Poland’s border with Ukraine runs for more than 300 miles (500 kilometers) and has been the site of numerous scares since the start of Russia’s full-scale invasion, as its war on Ukraine threatens to spill over into neighboring European countries.

In November 2022, a Russian-made missile landed outside the rural Polish village of Przewodow, about 4 miles (6.4 kilometers) west of the Ukrainian border. Two Polish citizens were killed by the blast, which marked the first time a NATO member had been directly hit during the conflict.

Both Russian and Ukrainian forces have used Russian-made munitions during the conflict, with Ukraine deploying Russian-made S-300 missiles as part of its air defense system before being supplied with the superior US-made Patriot system.

Despite initial fears that Russia may have struck Poland in 2022, Polish President Andrzej Duda said at the time there was “no indication that this was an intentional attack on Poland.” NATO Secretary-General Jens Stoltenberg concurred with the assessment.

Instead, Duda said there was a “high chance” it was an air defense missile from the Ukrainian side that had fallen in Poland in “an accident” while intercepting incoming Russian missiles.
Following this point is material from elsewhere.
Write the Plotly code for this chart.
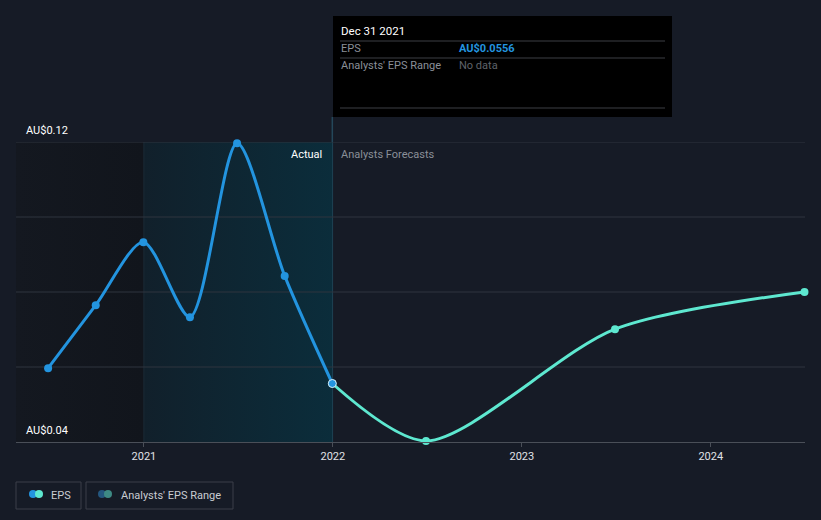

He confirmed the rocket was most likely a Russian-made S-300.

During Friday’s air attack – the largest on Ukraine since the start of Russia’s full-scale invasion – Poland’s military reported an “unidentified airborne object” entered Polish airspace from Ukrainian territory.

Poland’s most senior military officer General Wiesław Kukuła said “all indications” suggested the object was a Russian missile. NATO Secretary-General Jens Stoltenberg said Friday that the alliance “remains vigilant” after the incident.

This is a developing story and will be updated.